• [Goal of the exercise]:
Your output is the lines from the first one to the one containing "(0,0) rectangle (1414,824);", repeated exactly, with images left out.

• [Collected data]:
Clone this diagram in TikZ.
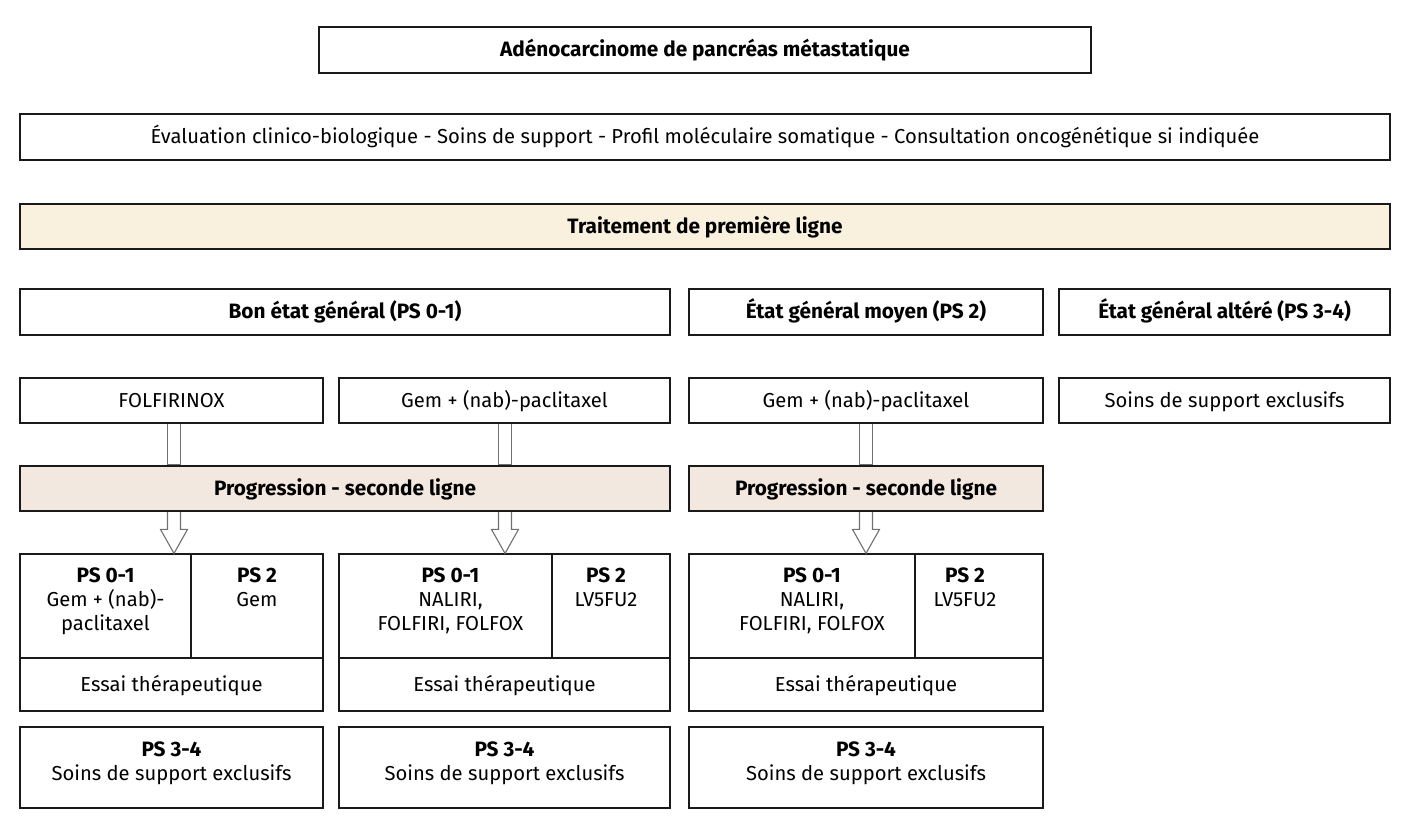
\documentclass[tikz,border=0pt]{standalone}
\usepackage{fontspec}
\setmainfont{Fira Sans}
\usetikzlibrary{fit,calc}
\definecolor{lineC}{HTML}{1A1A1A}
\definecolor{arrC}{HTML}{707070}
\definecolor{creamC}{HTML}{F9F1DE}
\definecolor{peachC}{HTML}{F3E8E0}
\newcommand\regf{\fontsize{20.2}{24}\selectfont}
\newcommand\bldf{\fontsize{20.8}{24}\selectfont\bfseries}
\begin{document}
\begin{tikzpicture}[x=1pt,y=-1pt,
  box/.style={draw=lineC, line width=1.2pt, fill=white, inner sep=0pt},
  lbl/.style={inner sep=0pt, anchor=base, font=\regf},
  blbl/.style={inner sep=0pt, anchor=base, font=\bldf},
  txt/.style={inner sep=0pt, align=center, anchor=north, font=\regf},
  shaft/.style={draw=arrC, line width=1.1pt, fill=white, line join=miter}
]
\useasboundingbox (0,0) rectangle (1414,824);

\node[box, fit={(319,27)(1091,73)}] (title) {};
\node[box, fit={(20,114)(1390,160)}] (eval) {};
\node[box, fill=creamC, fit={(20,204)(1390,249)}] (trait) {};
\node[box, fit={(20,289)(670,335)}] (bon) {};
\node[box, fit={(689,289)(1043,335)}] (moyen) {};
\node[box, fit={(1059,289)(1390,335)}] (altere) {};
\node[box, fit={(20,378)(323,423)}] (folf) {};
\node[box, fit={(339,378)(670,423)}] (gemA) {};
\node[box, fit={(689,378)(1043,423)}] (gemB) {};
\node[box, fit={(1059,378)(1390,423)}] (soins) {};
\node[box, fill=peachC, fit={(20,466)(670,511)}] (progA) {};
\node[box, fill=peachC, fit={(689,466)(1043,511)}] (progB) {};

\node[blbl] (ttitle) at ($(title.center)+(0,6.5)$) {Adénocarcinome de pancréas métastatique};
\node[lbl] (teval) at ($(eval.center)+(0,6.5)$) {Évaluation clinico-biologique - Soins de support - Profil moléculaire somatique - Consultation oncogénétique si indiquée};
\node[blbl] (ttrait) at ($(trait.center)+(0,6.5)$) {Traitement de première ligne};
\node[blbl] (tbon) at ($(bon.center)+(0,6.5)$) {Bon état général (PS 0-1)};
\node[blbl] (tmoyen) at ($(moyen.center)+(0,6.5)$) {État général moyen (PS 2)};
\node[blbl] (taltere) at ($(altere.center)+(0,6.5)$) {État général altéré (PS 3-4)};
\node[lbl] (tfolf) at ($(folf.center)+(0,6.5)$) {FOLFIRINOX};
\node[lbl] (tgemA) at ($(gemA.center)+(0,6.5)$) {Gem + (nab)-paclitaxel};
\node[lbl] (tgemB) at ($(gemB.center)+(0,6.5)$) {Gem + (nab)-paclitaxel};
\node[lbl] (tsoins) at ($(soins.center)+(0,6.5)$) {Soins de support exclusifs};
\node[blbl] (tprogA) at ($(progA.center)+(0,6.5)$) {Progression - seconde ligne};
\node[blbl] (tprogB) at ($(progB.center)+(0,6.5)$) {Progression - seconde ligne};

% bottom left
\node[box, fit={(20,554)(191,658)}] (l01) {};
\node[box, fit={(191,554)(323,658)}] (l2) {};
\node[box, fit={(20,658)(323,711)}] (lessai) {};
\node[box, fit={(20,727)(323,808)}] (l34) {};
% bottom middle
\node[box, fit={(339,554)(552,658)}] (m01) {};
\node[box, fit={(552,554)(670,658)}] (m2) {};
\node[box, fit={(339,658)(670,711)}] (messai) {};
\node[box, fit={(339,727)(670,808)}] (m34) {};
% bottom right
\node[box, fit={(689,554)(915,658)}] (r01) {};
\node[box, fit={(915,554)(1043,658)}] (r2) {};
\node[box, fit={(689,658)(1043,711)}] (ressai) {};
\node[box, fit={(689,727)(1043,808)}] (r34) {};

\node[lbl] (tlessai) at ($(lessai.center)+(0,7)$) {Essai thérapeutique};
\node[lbl] (tmessai) at ($(messai.center)+(0,7)$) {Essai thérapeutique};
\node[lbl] (tressai) at ($(ressai.center)+(0,7)$) {Essai thérapeutique};

% cell texts
\node[txt] (tl01) at ($(l01.north)+(0,14)$) {{\bldf PS 0-1}\\Gem + (nab)-\\paclitaxel};
\node[txt] (tl2) at ($(l2.north)+(0,14)$) {{\bldf PS 2}\\Gem};
\node[txt] (tl34) at ($(l34.north)+(0,15)$) {{\bldf PS 3-4}\\Soins de support exclusifs};

\node[txt] (tm01) at ($(m01.north)+(5,14)$) {{\bldf PS 0-1}\\NALIRI,\\FOLFIRI, FOLFOX};
\node[txt] (tm2) at ($(m2.north)+(-5,14)$) {{\bldf PS 2}\\LV5FU2};
\node[txt] (tm34) at ($(m34.north)+(0,15)$) {{\bldf PS 3-4}\\Soins de support exclusifs};

\node[txt] (tr01) at ($(r01.north)+(10,14)$) {{\bldf PS 0-1}\\NALIRI,\\FOLFIRI, FOLFOX};
\node[txt] (tr2) at ($(r2.north)+(-14,14)$) {{\bldf PS 2}\\LV5FU2};
\node[txt] (tr34) at ($(r34.north)+(0,15)$) {{\bldf PS 3-4}\\Soins de support exclusifs};

% hollow arrows
\foreach \src/\mid/\dst/\dx in {folf/progA/l01/174, gemA/progA/m01/505, gemB/progB/r01/866}{
  \coordinate (a) at (\dx,0 |- \src.south);
  \coordinate (b) at (\dx,0 |- \mid.north);
  \coordinate (c) at (\dx,0 |- \mid.south);
  \coordinate (d) at (\dx,0 |- \dst.north);
  \draw[shaft] ($(a)+(-6.5,0.6)$) -- ($(b)+(-6.5,-0.6)$) -- ($(b)+(6.5,-0.6)$) -- ($(a)+(6.5,0.6)$);
  \draw[shaft] ($(c)+(-6.5,0.6)$) -- ($(d)+(-6.5,-24)$) -- ($(d)+(-13.5,-24)$) -- (d)
     -- ($(d)+(13.5,-24)$) -- ($(d)+(6.5,-24)$) -- ($(c)+(6.5,0.6)$);
}
\end{tikzpicture}
\end{document}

• [Finished exercise]:
Clone this diagram in TikZ.
\documentclass[tikz,border=0pt]{standalone}
\usepackage{fontspec}
\setmainfont{Fira Sans}
\usetikzlibrary{fit,calc}
\definecolor{lineC}{HTML}{1A1A1A}
\definecolor{arrC}{HTML}{707070}
\definecolor{creamC}{HTML}{F9F1DE}
\definecolor{peachC}{HTML}{F3E8E0}
\newcommand\regf{\fontsize{20.2}{24}\selectfont}
\newcommand\bldf{\fontsize{20.8}{24}\selectfont\bfseries}
\begin{document}
\begin{tikzpicture}[x=1pt,y=-1pt,
  box/.style={draw=lineC, line width=1.2pt, fill=white, inner sep=0pt},
  lbl/.style={inner sep=0pt, anchor=base, font=\regf},
  blbl/.style={inner sep=0pt, anchor=base, font=\bldf},
  txt/.style={inner sep=0pt, align=center, anchor=north, font=\regf},
  shaft/.style={draw=arrC, line width=1.1pt, fill=white, line join=miter}
]
\useasboundingbox (0,0) rectangle (1414,824);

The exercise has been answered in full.